European stocks pushed higher on Friday and the euro rebounded against the dollar after falling sharply the day before on expectations of sooner-than-expected US interest rate hikes.
London's FTSE 100 rose 0.23 percent to 6,557.17 points, the CAC 40 in Paris added 0.17 percent to 4,335.28 points, while Frankfurt's DAX 30 climbed 0.50 percent to 9,342.94 points.
Global markets had skidded in early trading Thursday after new Fed chief Janet Yellen said a US rate rise could come "around six months" after the bank's stimulus programme ends.
Economists took that to mean an increase in borrowing costs in the first half of 2015. They had forecast a hike in the latter part of the year.
"European markets are trading higher (Friday)... mirroring market action in the US and Asia overnight as better than expected US economic data and positive bank stress tests results managed to draw some attention away from the Crimean crisis," said Markus Huber, senior trader at Peregrine & Black.
"EU and the US placing further sanctions on Russia overnight had little to no impact on markets mainly because this was widely expected anyway and the sanctions themselves so far have been limited to individuals only.
"As there have been no general trade or energy sanctions so far there should be no negative fallout for global growth at this stage."

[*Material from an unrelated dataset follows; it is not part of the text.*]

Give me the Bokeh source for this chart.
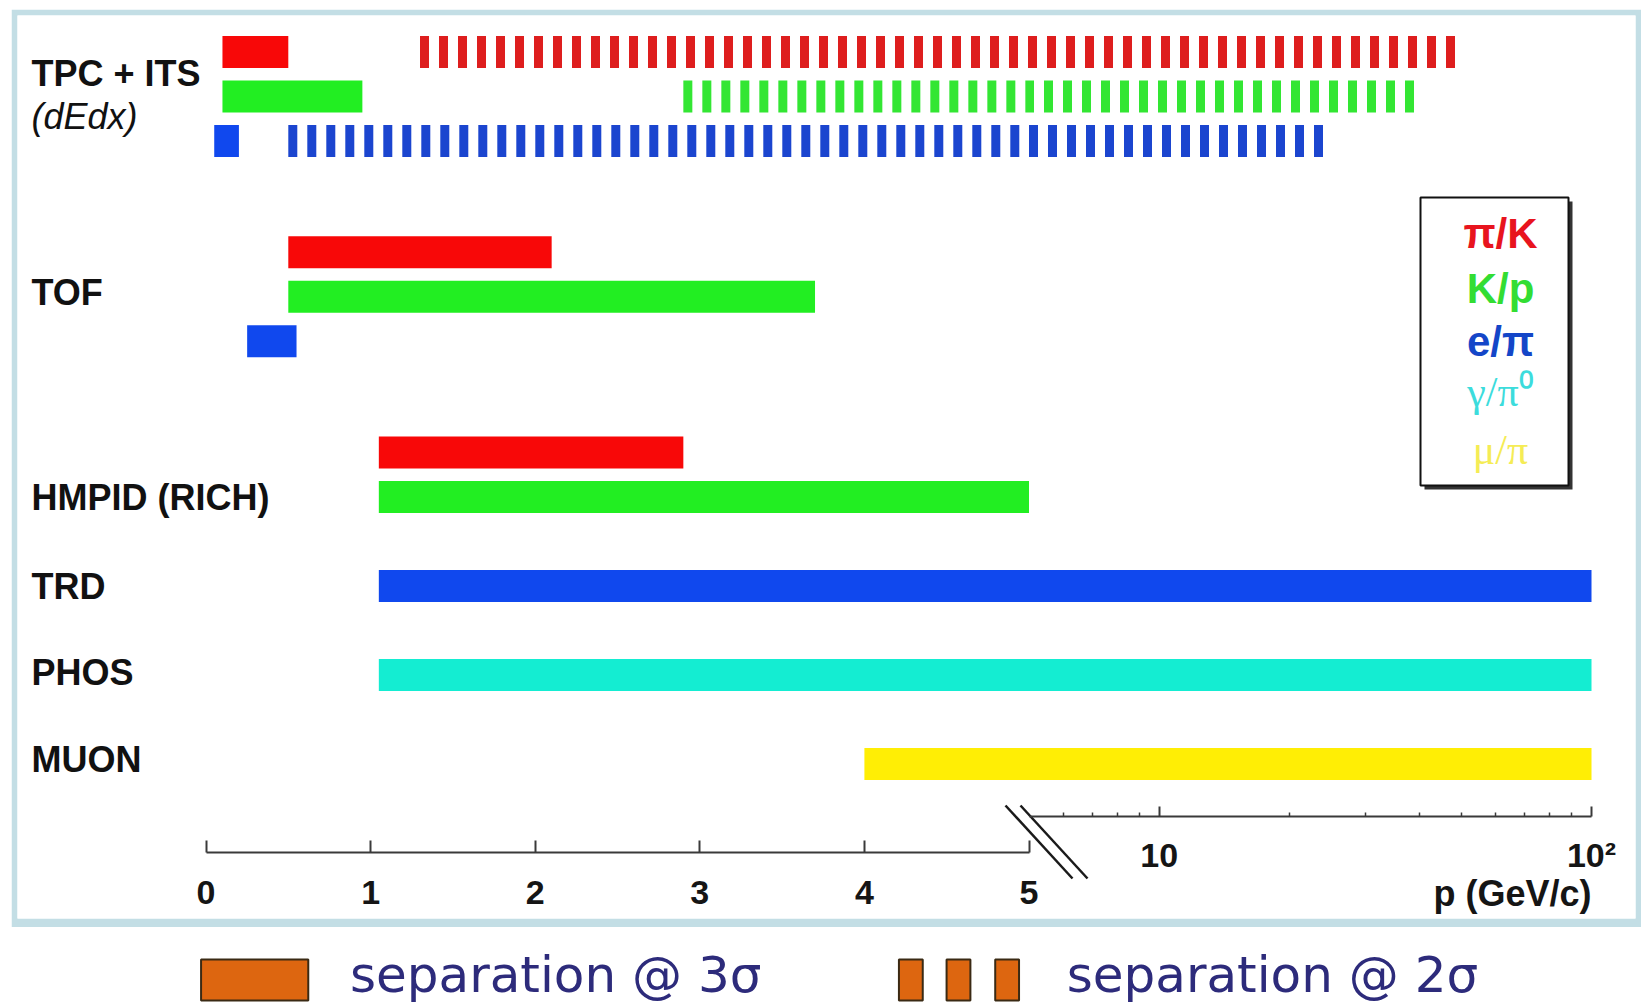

While there have been some daily swings since Russia began two weeks ago its effort to annex Crimea, the Paris and Frankfurt exchanges are essentially unchanged. London's FTSE has slid 2.3 percent, however.
Wall Street has also largely shrugged off the Crimea crisis, with the main indices largely unchanged over the past two weeks.
The broad-based S&P 500 has even climbed, and on Friday in midday trading it had gained 0.39 percent to 1,879.29 to put it in record territory.
The Dow Jones Industrial Average was up 0.50 percent to 16.412.02, while the tech-heavy Nasdaq Composite Index slipped 0.16 percent to 4,312.58.
In foreign exchange trade Friday, the euro rose to $1.3791 from $1.3778 late on Thursday in New York.
The dollar slid to 102.31 yen from 102.36.
The dollar had risen strongly after Yellen's hint about higher rates, while safe-haven gold suffered.
On the London Bullion Market, the price of gold climbed to $1,336 an ounce from $1,327 on Thursday.
The British pound slid to 1.1955 euros from 1.1978, and dipped to $1.6487 from $1.6506.
British state borrowing worsened in February, official data showed Friday, but the government remains on track to meet the new deficit target unveiled earlier this week.
"February's public finances figures confirm that the UK's budget deficit is continuing to make slow downward progress," said Jonathan Loynes, chief European economist at Capital Economics.
Asian stock markets closed higher on Friday as bargain-hunters moved in after the previous session's heavy losses, with investors taking a lead from Wall Street and a positive batch of US data.
The US Labor Department released figures showing initial claims for jobless benefits were lower than expected last week, while the Philadelphia Federal Reserve's March manufacturing activity index beat forecasts.
Also, the Conference Board's leading economic index for February came in above expectations, while US existing-home sales for February met expectations.